Monday 3 February 2014

In "Once Upon a Time," what is the connection between the events Gordimer describes in the frame story and the events in the fairy tale?

Gordimer begins her story with a first person narration. While it is unwise to presume that the narrator and the author of a story are the same person, it is implied that they are in the frame story; the narrator is a writer in an increasingly unstable South Africa, a description that matches that of the author.

Having been awakened by something unknown, she fears for her own safety. She remembers the violence recently perpetrated in her own neighborhood and wonders if she is to be the next victim; she classifies every sound in the darkness. She notes that:



I have no burglar bars, no gun under the pillow, but I have the same fears as people who do take those precautions, and my windowpanes are thin as rime, could shatter like a wineglass.



But then she realizes that she is to be "neither threatened nor spared." In her own words:



There was no human weight pressing on the boards, the creaking was a buckling, an epicenter of stress. I was in it. The house that surrounds me while I sleep is built on undermined ground; far beneath my bed, the floor, the house's foundations, the stopes and passages of gold mines have hollowed the rock, and when some face trembles, detaches and falls, three thousand feet below, the whole house shifts slightly, bringing uneasy strain to the balance and counterbalance of brick, cement, wood and glass that hold it as a structure around me.



And then Gordimer starts her bedtime story, in which a family succumbs so deeply to fear that their son dies as a result of their precautions.


The frame story and the fairy tale seem tangential, connected only to the role of fear, until one examines the significance of the mine. The narrator had previously feared individually-driven violence, but the real source of stress is structural.

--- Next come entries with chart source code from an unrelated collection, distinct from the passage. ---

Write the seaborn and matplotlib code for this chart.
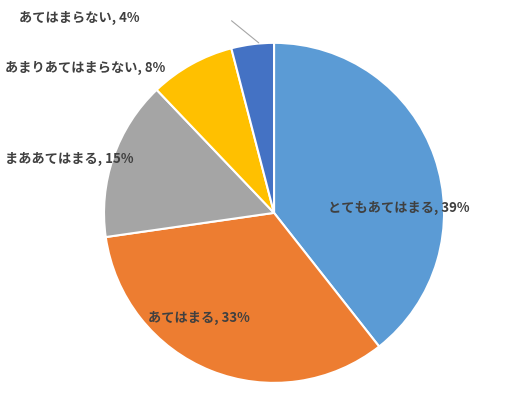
import matplotlib
matplotlib.use('Agg')
import matplotlib.pyplot as plt
import seaborn as sns

sns.set_theme(style='white')
plt.rcParams['font.family'] = ['Noto Sans CJK JP', 'DejaVu Sans']

labels = ['とてもあてはまる', 'あてはまる', 'まああてはまる', 'あまりあてはまらない', 'あてはまらない']
values = [39, 33, 15, 8, 4]
colors = ['#5B9BD5', '#ED7D31', '#A5A5A5', '#FFC000', '#4472C4']

fig = plt.figure(figsize=(5.28, 4.02), dpi=100)
ax = fig.add_axes([0.519 - 0.322, 0.468 - 0.423, 0.644, 0.846])
ax.pie(values, colors=colors, startangle=90, counterclock=False,
       wedgeprops={'edgecolor': 'white', 'linewidth': 1.5})
ax.set_xlim(-1, 1)
ax.set_ylim(-1, 1)

# ラベル位置（データ座標、左端）
pos = [(0.32, 0.035), (-0.74, -0.61), (-1.58, 0.32), (-1.58, 0.86), (-1.50, 1.15)]
for (x, y), lab, v in zip(pos, labels, values):
    ax.text(x, y, f'{lab}, {v}%', ha='left', va='center', fontsize=9.5,
            fontweight='bold', color='#404040', clip_on=False)

ax.plot([-0.25, -0.09], [1.13, 1.0], color='#A6A6A6', lw=0.8, clip_on=False)

fig.savefig('out.png', dpi=100)
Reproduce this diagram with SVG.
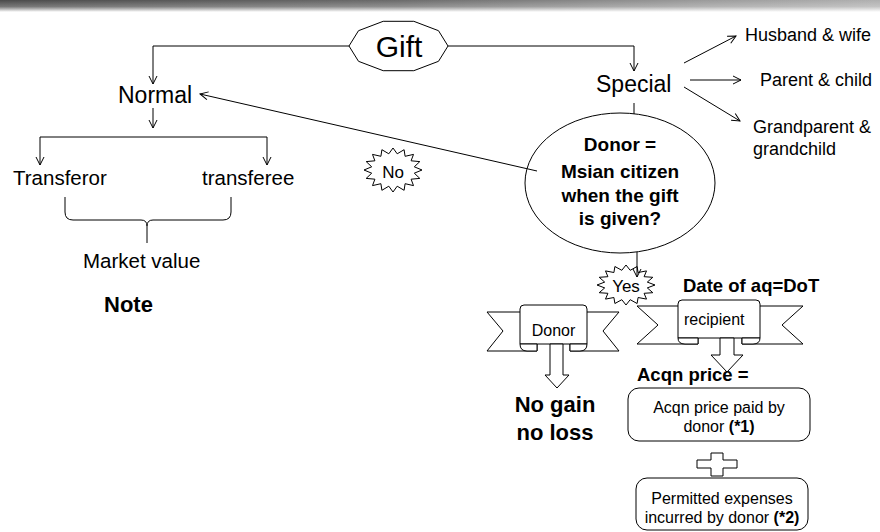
<svg xmlns="http://www.w3.org/2000/svg" width="880" height="532" viewBox="0 0 880 532">
  <defs>
    <linearGradient id="bandH" x1="0" y1="0" x2="1" y2="0">
      <stop offset="0" stop-color="#4a4a4a"/>
      <stop offset="0.45" stop-color="#6a6a6a"/>
      <stop offset="0.8" stop-color="#9a9a9a"/>
      <stop offset="1" stop-color="#b0b0b0"/>
    </linearGradient>
    <linearGradient id="bandV" x1="0" y1="0" x2="0" y2="1">
      <stop offset="0" stop-color="#fff" stop-opacity="0"/>
      <stop offset="0.55" stop-color="#fff" stop-opacity="0.25"/>
      <stop offset="1" stop-color="#fff" stop-opacity="1"/>
    </linearGradient>
    <marker id="open" viewBox="0 0 10 10" refX="9" refY="5" markerWidth="10" markerHeight="10" markerUnits="userSpaceOnUse" orient="auto">
      <path d="M1,1 L9,5 L1,9" fill="none" stroke="#000" stroke-width="1"/>
    </marker>
  </defs>
  <style>
    text { font-family: "Liberation Sans", Arial, sans-serif; fill: #000; }
    .ln { fill: none; stroke: #000; stroke-width: 1; }
    .arr { fill: none; stroke: #000; stroke-width: 1; marker-end: url(#open); }
    .shape { fill: #fff; stroke: #000; stroke-width: 1; }
    .b { font-weight: bold; }
    .mid { text-anchor: middle; }
  </style>

  <rect width="880" height="532" fill="#fff"/>
  <!-- header band -->
  <rect x="0" y="0" width="880" height="12" fill="url(#bandH)"/>
  <rect x="0" y="0" width="880" height="12" fill="url(#bandV)"/>

  <g id="gift">
    <polygon class="shape" points="448,46 438.5,61.3 413.8,70.7 383.2,70.7 358.5,61.3 349,46 358.5,30.7 383.2,21.3 413.8,21.3 438.5,30.7"/>
    <text class="mid" x="399" y="57" font-size="30">Gift</text>
  </g>

  <g id="normal"><text x="118" y="103" font-size="23">Normal</text></g>
  <g id="special"><text x="596" y="92" font-size="23">Special</text></g>
  <g id="husband"><text x="745" y="41" font-size="18">Husband &amp; wife</text></g>
  <g id="parent"><text x="760" y="86" font-size="18">Parent &amp; child</text></g>
  <g id="grand">
    <text x="753" y="133" font-size="18">Grandparent &amp;</text>
    <text x="753" y="155" font-size="18">grandchild</text>
  </g>

  <g id="transferor"><text x="13" y="185" font-size="20.5">Transferor</text></g>
  <g id="transferee"><text x="202" y="185" font-size="20.5">transferee</text></g>
  <g id="market"><text x="83" y="268" font-size="20.5">Market value</text></g>
  <g id="note"><text class="b" x="104" y="312" font-size="22">Note</text></g>

  <g id="no">
    <polygon class="shape" points="422,170 414.3,173.2 419.8,178.4 411.1,179.2 413.5,185.6 405.1,183.7 404.1,190.3 397.2,186.2 393,192 388.8,186.2 381.9,190.3 380.9,183.7 372.5,185.6 374.9,179.2 366.2,178.4 371.7,173.2 364,170 371.7,166.8 366.2,161.6 374.9,160.8 372.5,154.4 380.9,156.3 381.9,149.7 388.8,153.8 393,148 397.2,153.8 404.1,149.7 405.1,156.3 413.5,154.4 411.1,160.8 419.8,161.6 414.3,166.8"/>
    <text class="mid" x="393" y="178" font-size="17">No</text>
  </g>

  <g id="question">
    <ellipse class="shape" cx="620" cy="183" rx="95" ry="70"/>
    <text class="mid b" x="620" y="151" font-size="19">Donor =</text>
    <text class="mid b" x="620" y="178" font-size="19">Msian citizen</text>
    <text class="mid b" x="620" y="202" font-size="19">when the gift</text>
    <text class="mid b" x="620" y="225" font-size="19">is given?</text>
  </g>

  <g id="donor">
    <polygon class="shape" points="487,312 537,312 537,351 487,351 503,331"/>
    <polygon class="shape" points="619,312 570,312 570,351 619,351 603,331"/>
    <path class="shape" d="M520,344 V309 Q520,305 524,305 H583 Q587,305 587,309 V344 Z"/>
    <path class="shape" d="M520,344 Q520,351 527,351 H537 V344 Z"/>
    <path class="shape" d="M587,344 Q587,351 580,351 H570 V344 Z"/>
    <text class="mid" x="553.5" y="336" font-size="16">Donor</text>
    <path class="shape" d="M550,344 H563 V375 H569 L557,388 L545,375 H550 Z"/>
  </g>
  <g id="nogain">
    <text class="mid b" x="555" y="412" font-size="22">No gain</text>
    <text class="mid b" x="555" y="440" font-size="22">no loss</text>
  </g>

  <g id="recipient">
    <polygon class="shape" points="637,306 698,306 698,344 637,344 658,325"/>
    <polygon class="shape" points="803,306 742,306 742,344 803,344 782,325"/>
    <path class="shape" d="M678,338 V304 Q678,300 682,300 H756 Q760,300 760,304 V338 Z"/>
    <path class="shape" d="M678,338 Q678,344 685,344 H698 V338 Z"/>
    <path class="shape" d="M760,338 Q760,344 753,344 H742 V338 Z"/>
    <text x="684" y="325" font-size="16">recipient</text>
    <path class="shape" d="M720,338 H734 V355 H743 L727,372 L711,355 H720 Z"/>
  </g>

  <g id="yes">
    <polygon class="shape" points="655,285 647.3,287.9 652.8,292.7 644.1,293.3 646.5,299.1 638.1,297.5 637.1,303.5 630.2,299.7 626,305 621.8,299.7 614.9,303.5 613.9,297.5 605.5,299.1 607.9,293.3 599.2,292.7 604.7,287.9 597,285 604.7,282.1 599.2,277.3 607.9,276.7 605.5,270.9 613.9,272.5 614.9,266.5 621.8,270.3 626,265 630.2,270.3 637.1,266.5 638.1,272.5 646.5,270.9 644.1,276.7 652.8,277.3 647.3,282.1"/>
    <text class="mid" x="626" y="292" font-size="17">Yes</text>
  </g>

  <g id="date"><text class="b" x="683" y="292" font-size="18.5">Date of aq=DoT</text></g>
  <g id="acqn"><text class="b" x="637" y="381" font-size="18.5">Acqn price =</text></g>

  <g id="paid">
    <rect class="shape" x="628" y="388" width="182" height="53" rx="11"/>
    <text class="mid" x="719" y="413" font-size="16">Acqn price paid by</text>
    <text class="mid" x="719" y="432" font-size="16">donor <tspan class="b">(*1)</tspan></text>
  </g>
  <g id="plus">
    <path class="shape" d="M711,453 H723 V460 H737 V468 H723 V476 H711 V468 H697 V460 H711 Z"/>
  </g>
  <g id="expenses">
    <rect class="shape" x="636" y="478" width="172" height="52" rx="11"/>
    <text class="mid" x="722" y="504" font-size="16">Permitted expenses</text>
    <text class="mid" x="722" y="523" font-size="16">incurred by donor <tspan class="b">(*2)</tspan></text>
  </g>

  <!-- connectors drawn last so they sit over the shapes they touch -->
  <g id="connectors">
    <path class="arr" d="M349,46 H153 V84"/>
    <path class="arr" d="M448,46 H634 V71"/>
    <path class="arr" d="M153,108 V128"/>
    <path class="ln" d="M40,137 H267"/>
    <path class="arr" d="M40,137 V165"/>
    <path class="arr" d="M267,137 V165"/>
    <path class="arr" d="M684,63 L736,36"/>
    <path class="arr" d="M690,80 L741,80"/>
    <path class="arr" d="M684,87 L740,121"/>
    <path class="ln" d="M634,103 V114"/>
    <path class="arr" d="M537,171 L200,94"/>
    <path class="arr" d="M637,252 V277"/>
    <!-- brace under transferor / transferee -->
    <path class="ln" d="M65,197 V212 Q65,220 73,220 H141 Q147,220 147,226 V243 M147,226 Q147,220 153,220 H223 Q231,220 231,212 V197"/>
  </g>
</svg>
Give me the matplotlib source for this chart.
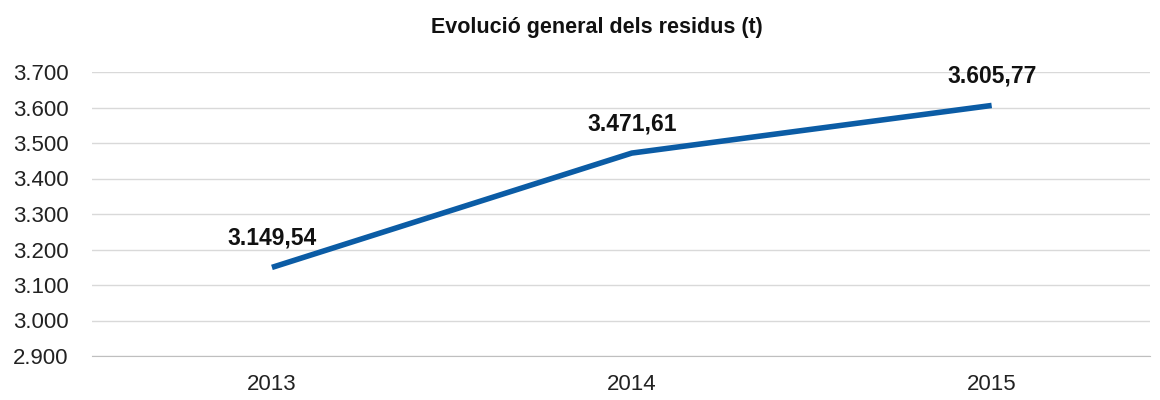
import matplotlib.pyplot as plt

years = ["2013", "2014", "2015"]
values = [3149.54, 3471.61, 3605.77]
labels = ["3.149,54", "3.471,61", "3.605,77"]
yticks = [2900, 3000, 3100, 3200, 3300, 3400, 3500, 3600, 3700]

plt.rcParams['font.family'] = ['Liberation Sans', 'DejaVu Sans']

fig = plt.figure(figsize=(11.6, 4), dpi=100)
ax = fig.add_axes([92 / 1160, 1 - 356 / 400, (1150 - 92) / 1160, (356 - 72) / 400])

x = range(len(years))
ax.plot(x, values, color='#0B5CA5', linewidth=4, solid_capstyle='butt')

for i, (v, lab) in enumerate(zip(values, labels)):
    ax.annotate(lab, (i, v), xytext=(0, 21), textcoords='offset points',
                ha='center', va='center', fontsize=16.5, fontweight='bold', color='#111111')

ax.set_xlim(-0.5, 2.44)
ax.set_ylim(2900, 3700)
ax.set_yticks(yticks)
ax.set_yticklabels([f"{t:,}".replace(",", ".") for t in yticks])
ax.set_xticks(list(x))
ax.set_xticklabels(years)
ax.tick_params(axis='both', length=0, labelsize=16, colors='#222222')
ax.tick_params(axis='y', pad=17)
ax.tick_params(axis='x', pad=13)

ax.grid(axis='y', color='#D9D9D9', linewidth=1)
ax.set_axisbelow(True)
for s in ['top', 'right', 'left']:
    ax.spines[s].set_visible(False)
ax.spines['bottom'].set_color('#BFBFBF')

fig.text(597 / 1160, 1 - 28 / 400, "Evolució general dels residus (t)", ha='center', va='center',
         fontsize=15.5, fontweight='bold', color='#111111')

plt.savefig("out.png")
plt.close()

In recognizing this, she shifts the blame from individuals to society itself.


The mine is the source of instability in the first story; if the stories run parallel, where does that place the blame in the fairy tale? At first glance, as in the frame, it seems to be individually driven, but in fact Gordimer places heavy blame on the South African government, personified as the "wise old witch." The husband's mother plays the role of the government: spreading fear based on racial discrimination and encouraging hysteria. The family's "happily ever after" begins its downward spiral after she cautions them not to hire anyone off the street, as the government did in South Africa, and she provides the stepping-stone to the little boy's death: the book of fairy tales.


Gordimer does not excuse the actions of individuals in either the frame story or the fairy tale, but she puts them in a broader context.